In the past I have spoken about the need to view spare capacity, establish secondments and also provide greater opportunities to give to charity. Again, none of these feature in the list.
Take for example, the last world soccer cup. It was revealed that a certain goods manufacturer was exploiting child labour to produce sporting merchandise!
In the past the anti-sweatshop movement succeeded the campaign to divest from Apartheid South Africa. The latter, also premised on Western corporate social responsibility, preoccupied the concerns of many grassroots protest activists of the developed world from the mid-seventies to the mid-eighties. The movement was global but was targeted at only one country – South Africa. In contrast, the new movement, dating back to the early nineties, is truly globalised. The concern is no longer just on one country but many—those that export labour-intensive goods to the developed world. This includes, in particular, several countries that are located in Asia, the fastest developing region in the world over the past decade.

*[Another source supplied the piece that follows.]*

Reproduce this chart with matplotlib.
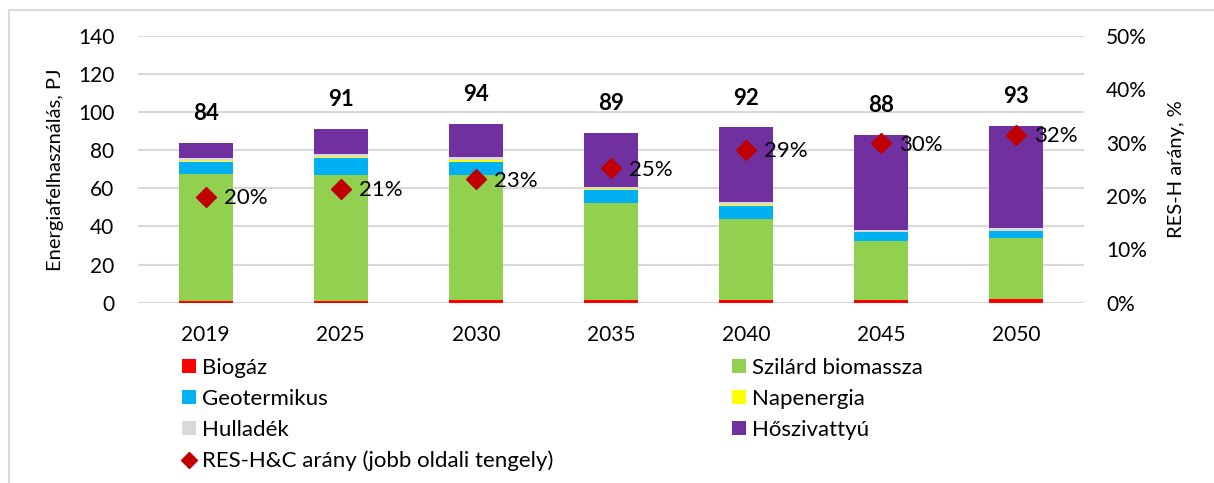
import matplotlib
matplotlib.use("Agg")
import matplotlib.pyplot as plt
from matplotlib.patches import Patch, Rectangle
from matplotlib.lines import Line2D
import numpy as np

plt.rcParams['font.family'] = ['Lato', 'DejaVu Sans']

years = ['2019', '2025', '2030', '2035', '2040', '2045', '2050']
biogaz = [0.8, 0.8, 1.2, 1.2, 1.3, 1.3, 1.8]
szilard = [67.0, 66.0, 65.6, 50.9, 42.4, 31.2, 32.1]
geoterm = [6.0, 9.2, 7.3, 7.3, 7.2, 4.4, 3.5]
napenergia = [0.5, 0.6, 0.7, 0.2, 0.2, 0.1, 0.1]
hulladek = [1.5, 1.7, 1.8, 1.3, 1.9, 1.3, 1.8]
hoszivattyu = [8.2, 12.7, 17.4, 28.0, 39.0, 49.7, 53.7]
totals = [84, 91, 94, 89, 92, 88, 93]
res_share = [19.8, 21.3, 23.1, 25.2, 28.7, 29.9, 31.5]
res_labels = ['20%', '21%', '23%', '25%', '29%', '30%', '32%']

series = [
    ('Biogáz', biogaz, '#FF0000'),
    ('Szilárd biomassza', szilard, '#92D050'),
    ('Geotermikus', geoterm, '#00B0F0'),
    ('Napenergia', napenergia, '#FFFF00'),
    ('Hulladék', hulladek, '#D9D9D9'),
    ('Hőszivattyú', hoszivattyu, '#7030A0'),
]
marker_color = '#C00000'
grid_color = '#D9D9D9'

W, H = 1214, 483
fig = plt.figure(figsize=(W / 100, H / 100), dpi=100)
# outer frame
fig.patches.append(Rectangle((9 / W, -0.1), 1.2, 1 - 10 / H + 0.1, transform=fig.transFigure,
                             fill=False, edgecolor=grid_color, linewidth=1.5))

ax = fig.add_axes([138 / W, 1 - 302.7 / H, (1084 - 138) / W, (302.7 - 36) / H])
x = np.arange(len(years))
bottom = np.zeros(len(years))
handles = {}
for name, vals, col in series:
    ax.bar(x, vals, width=0.40, bottom=bottom, color=col, zorder=3, linewidth=0)
    bottom += np.array(vals)
    handles[name] = Patch(facecolor=col, edgecolor='none')

for xi, t in zip(x, totals):
    ax.text(xi, t + 12, str(t), ha='center', va='baseline', fontsize=16, fontweight='bold', zorder=5)

ax.set_ylim(0, 140)
ax.set_yticks(range(0, 141, 20))
ax.set_xlim(-0.5, len(years) - 0.5)
ax.set_xticks(x)
ax.set_xticklabels(years)
ax.yaxis.grid(True, color=grid_color, linewidth=1.5, zorder=0)
ax.set_axisbelow(True)
for s in ax.spines.values():
    s.set_visible(False)
ax.tick_params(axis='both', length=0, labelsize=15, colors='black')
ax.tick_params(axis='y', pad=17)
ax.tick_params(axis='x', pad=16)
ax.set_ylabel('Energiafelhasználás, PJ', fontsize=14.5, labelpad=10)

ax2 = ax.twinx()
ax2.set_ylim(0, 50)
ax2.set_yticks(range(0, 51, 10))
ax2.set_yticklabels([f'{v}%' for v in range(0, 51, 10)])
for s in ax2.spines.values():
    s.set_visible(False)
ax2.tick_params(axis='y', length=0, labelsize=15, pad=16)
ax2.plot(x, res_share, linestyle='none', marker='D', markersize=10,
         color=marker_color, zorder=6)
for xi, v, lab in zip(x, res_share, res_labels):
    ax2.annotate(lab, (xi, v), xytext=(13, -1), textcoords='offset points',
                 ha='left', va='center', fontsize=16, zorder=7)
ax2.set_ylabel('RES-H arány, %', fontsize=14.5, labelpad=15)

diamond = Line2D([], [], linestyle='none', marker='D', markersize=8, color=marker_color)
col1 = [handles['Biogáz'], handles['Geotermikus'], handles['Hulladék'], diamond]
lab1 = ['Biogáz', 'Geotermikus', 'Hulladék', 'RES-H&C arány (jobb oldali tengely)']
col2 = [handles['Szilárd biomassza'], handles['Napenergia'], handles['Hőszivattyú']]
lab2 = ['Szilárd biomassza', 'Napenergia', 'Hőszivattyú']
common = dict(frameon=False, fontsize=16, borderpad=0, borderaxespad=0,
              handlelength=0.63, handleheight=0.63, handletextpad=0.25,
              labelspacing=0.49, loc='upper left')
leg1 = fig.legend(col1, lab1, bbox_to_anchor=(182 / W, 1 - 358 / H), **common)
leg2 = fig.legend(col2, lab2, bbox_to_anchor=(732 / W, 1 - 358 / H), **common)

fig.savefig('out.png', dpi=100)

The anti-sweatshop movement has introduced a new player into the traditional paradigm of industrial relations as a tripartite structure constituting the state, employers and labour. Grassroots non-government organizations (NGOs) such as student groups, religious groups, environmental groups, labour organisations, consumer groups and community groups have become players that can no longer be dismissed as fringe. The movement has taken the moral high ground, and today a large number of transnational corporations (TNCs) have openly accepted that they hold a responsibility to upgrade labour standards in the factories that produce merchandise bearing their names. Many TNCs have now hired a corps of staff to handle labour rights/human rights issues. In the mid-1990s a flurry of internal and external social monitoring, auditing and verification activities to ensure improvement of labour standards gave birth to a flourishing new monitoring and auditing business, but only limited improvements in labour conditions have ensued.
In summary, there is much to do - As individuals we need to be more aware / alert and ensure that as soon as we find out about people being exploited, we avoid their products.
Four years on and the world soccer cup looming, I wonder if there have been any improvements – Maybe the players need to be more involved with their sponsors in 'striking out' human exploitation!
2 Comments:
Interest post...I think that the ultimate challenge is that the corporation makes inhumane choices in order to survive in a tough business climate...
and that's a dangerous cycle we are in.
--RC of strangeculture.blogspot.com
Agreed, especially as we continue to purchase products without a conscience.